== Work to do ==
Copy each line holding the string "chart".

== Source material ==
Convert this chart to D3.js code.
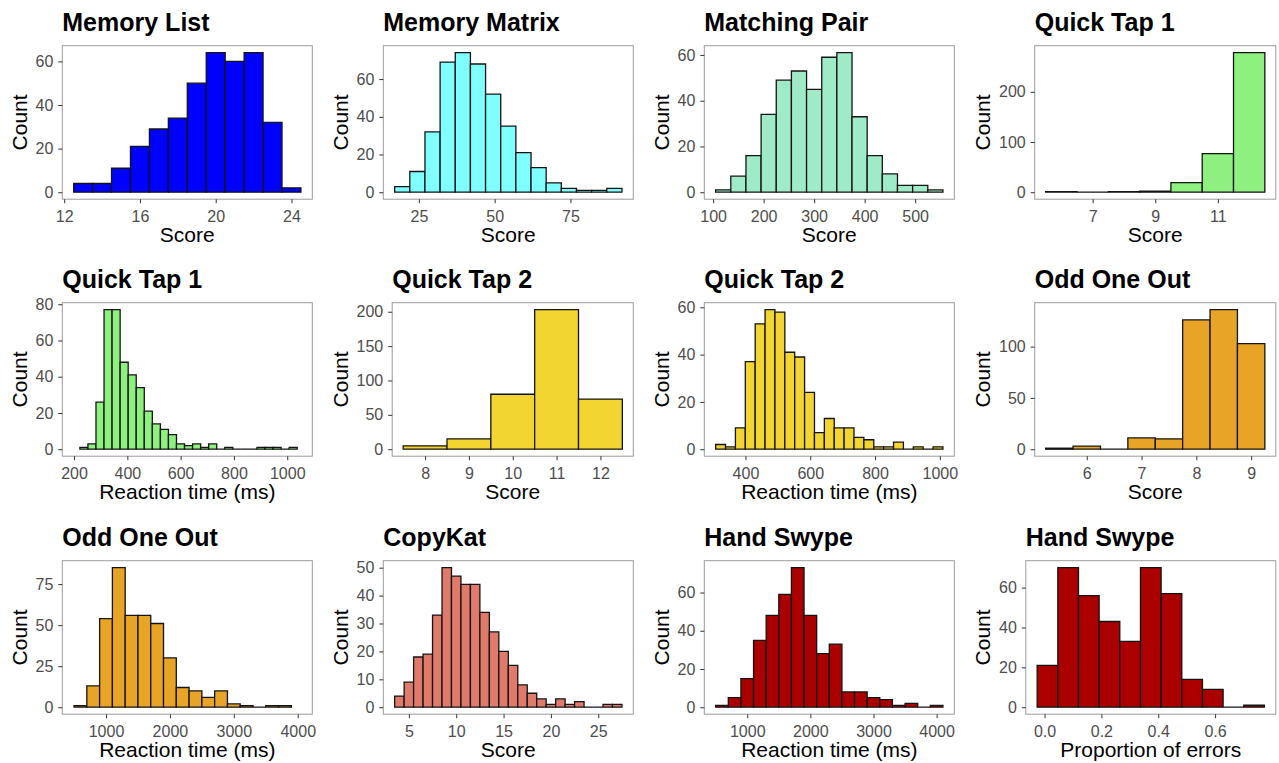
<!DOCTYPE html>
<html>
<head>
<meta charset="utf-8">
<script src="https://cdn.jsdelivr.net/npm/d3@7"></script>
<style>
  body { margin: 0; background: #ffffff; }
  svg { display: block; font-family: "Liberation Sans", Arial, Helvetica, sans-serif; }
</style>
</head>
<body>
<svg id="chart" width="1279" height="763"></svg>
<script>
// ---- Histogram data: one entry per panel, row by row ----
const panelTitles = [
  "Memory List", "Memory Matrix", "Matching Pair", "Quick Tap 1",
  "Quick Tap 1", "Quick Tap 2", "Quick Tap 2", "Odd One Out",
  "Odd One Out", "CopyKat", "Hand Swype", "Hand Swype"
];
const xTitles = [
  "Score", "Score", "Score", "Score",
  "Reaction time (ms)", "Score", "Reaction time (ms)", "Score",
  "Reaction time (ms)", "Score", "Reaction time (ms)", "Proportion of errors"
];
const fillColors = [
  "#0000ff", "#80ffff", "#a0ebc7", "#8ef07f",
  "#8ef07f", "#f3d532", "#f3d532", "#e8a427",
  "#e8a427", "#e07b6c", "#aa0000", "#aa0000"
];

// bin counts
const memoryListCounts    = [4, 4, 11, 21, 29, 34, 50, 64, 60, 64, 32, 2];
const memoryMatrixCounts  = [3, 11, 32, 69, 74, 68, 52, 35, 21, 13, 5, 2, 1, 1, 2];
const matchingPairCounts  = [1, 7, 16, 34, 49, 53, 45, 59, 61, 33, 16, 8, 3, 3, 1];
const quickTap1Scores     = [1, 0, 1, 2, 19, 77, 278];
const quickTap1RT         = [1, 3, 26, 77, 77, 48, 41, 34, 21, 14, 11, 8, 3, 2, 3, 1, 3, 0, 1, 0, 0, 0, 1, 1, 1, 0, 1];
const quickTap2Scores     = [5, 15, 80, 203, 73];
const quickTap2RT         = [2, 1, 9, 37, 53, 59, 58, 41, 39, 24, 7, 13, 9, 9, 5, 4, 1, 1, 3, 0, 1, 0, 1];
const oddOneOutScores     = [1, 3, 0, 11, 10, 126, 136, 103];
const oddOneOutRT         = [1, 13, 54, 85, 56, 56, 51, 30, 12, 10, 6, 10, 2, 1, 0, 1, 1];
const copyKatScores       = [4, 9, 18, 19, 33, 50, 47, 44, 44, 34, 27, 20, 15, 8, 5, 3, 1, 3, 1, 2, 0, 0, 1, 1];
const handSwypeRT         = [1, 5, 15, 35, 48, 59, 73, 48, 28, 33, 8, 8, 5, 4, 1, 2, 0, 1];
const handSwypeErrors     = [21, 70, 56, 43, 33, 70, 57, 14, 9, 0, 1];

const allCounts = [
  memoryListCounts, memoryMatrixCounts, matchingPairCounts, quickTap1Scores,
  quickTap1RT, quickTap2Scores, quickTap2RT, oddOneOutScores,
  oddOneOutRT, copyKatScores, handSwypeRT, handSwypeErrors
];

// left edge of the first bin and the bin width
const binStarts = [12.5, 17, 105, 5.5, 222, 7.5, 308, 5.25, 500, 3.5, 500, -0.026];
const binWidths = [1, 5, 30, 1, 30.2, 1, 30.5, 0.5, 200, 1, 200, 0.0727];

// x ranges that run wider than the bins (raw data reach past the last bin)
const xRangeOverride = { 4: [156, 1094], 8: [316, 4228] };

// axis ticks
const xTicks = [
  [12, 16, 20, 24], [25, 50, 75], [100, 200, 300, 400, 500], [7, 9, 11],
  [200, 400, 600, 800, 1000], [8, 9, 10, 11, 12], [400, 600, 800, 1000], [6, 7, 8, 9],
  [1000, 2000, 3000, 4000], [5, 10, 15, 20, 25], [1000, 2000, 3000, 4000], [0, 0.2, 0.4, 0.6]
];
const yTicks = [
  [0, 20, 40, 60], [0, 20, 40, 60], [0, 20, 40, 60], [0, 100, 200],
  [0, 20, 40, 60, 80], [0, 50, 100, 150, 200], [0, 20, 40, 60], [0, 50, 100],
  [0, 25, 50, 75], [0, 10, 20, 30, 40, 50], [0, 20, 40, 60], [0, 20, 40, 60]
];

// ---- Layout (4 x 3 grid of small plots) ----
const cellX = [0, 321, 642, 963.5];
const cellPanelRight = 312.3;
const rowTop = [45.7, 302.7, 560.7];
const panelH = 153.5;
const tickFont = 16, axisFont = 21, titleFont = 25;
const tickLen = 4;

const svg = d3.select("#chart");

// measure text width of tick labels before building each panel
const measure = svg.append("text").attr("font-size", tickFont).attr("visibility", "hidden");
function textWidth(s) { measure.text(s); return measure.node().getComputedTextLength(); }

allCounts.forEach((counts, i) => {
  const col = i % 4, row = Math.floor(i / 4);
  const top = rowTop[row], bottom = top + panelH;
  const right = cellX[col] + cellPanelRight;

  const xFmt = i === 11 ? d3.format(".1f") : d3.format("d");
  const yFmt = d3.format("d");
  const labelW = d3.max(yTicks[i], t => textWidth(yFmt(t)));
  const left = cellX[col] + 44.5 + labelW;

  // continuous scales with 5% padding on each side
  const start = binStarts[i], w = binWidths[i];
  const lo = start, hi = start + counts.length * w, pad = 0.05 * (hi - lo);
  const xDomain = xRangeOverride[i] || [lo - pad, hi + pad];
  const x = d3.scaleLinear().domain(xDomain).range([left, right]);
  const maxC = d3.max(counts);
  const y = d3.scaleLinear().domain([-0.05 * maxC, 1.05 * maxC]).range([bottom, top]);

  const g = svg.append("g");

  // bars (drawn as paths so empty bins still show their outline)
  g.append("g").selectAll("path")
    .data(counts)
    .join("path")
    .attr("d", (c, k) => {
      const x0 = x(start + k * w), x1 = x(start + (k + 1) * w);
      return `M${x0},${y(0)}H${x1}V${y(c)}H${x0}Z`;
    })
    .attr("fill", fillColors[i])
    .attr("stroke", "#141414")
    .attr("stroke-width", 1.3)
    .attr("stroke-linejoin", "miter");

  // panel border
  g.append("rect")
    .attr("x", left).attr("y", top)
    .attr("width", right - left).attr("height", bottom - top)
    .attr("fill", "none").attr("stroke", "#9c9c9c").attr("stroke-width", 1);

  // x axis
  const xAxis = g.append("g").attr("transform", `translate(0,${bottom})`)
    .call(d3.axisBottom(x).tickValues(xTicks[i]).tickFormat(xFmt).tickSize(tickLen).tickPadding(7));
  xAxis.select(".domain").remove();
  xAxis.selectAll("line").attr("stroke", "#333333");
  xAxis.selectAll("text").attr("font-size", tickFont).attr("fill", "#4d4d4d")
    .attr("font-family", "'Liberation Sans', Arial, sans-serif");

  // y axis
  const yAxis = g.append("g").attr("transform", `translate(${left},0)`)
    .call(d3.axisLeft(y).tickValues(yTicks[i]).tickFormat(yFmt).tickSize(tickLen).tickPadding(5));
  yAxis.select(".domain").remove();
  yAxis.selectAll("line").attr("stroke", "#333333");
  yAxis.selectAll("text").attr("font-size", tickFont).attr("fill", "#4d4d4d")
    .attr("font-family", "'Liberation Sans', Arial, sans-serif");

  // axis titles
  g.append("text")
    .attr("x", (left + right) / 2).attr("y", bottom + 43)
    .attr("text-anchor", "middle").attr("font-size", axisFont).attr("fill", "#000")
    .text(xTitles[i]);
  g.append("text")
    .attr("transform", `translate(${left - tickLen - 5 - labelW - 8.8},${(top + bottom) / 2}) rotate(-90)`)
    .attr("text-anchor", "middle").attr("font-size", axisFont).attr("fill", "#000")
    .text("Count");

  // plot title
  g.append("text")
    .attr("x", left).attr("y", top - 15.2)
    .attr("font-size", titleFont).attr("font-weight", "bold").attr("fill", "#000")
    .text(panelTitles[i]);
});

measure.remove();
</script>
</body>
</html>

== Written solution ==
Convert this chart to D3.js code.
<svg id="chart" width="1279" height="763"></svg>
const svg = d3.select("#chart");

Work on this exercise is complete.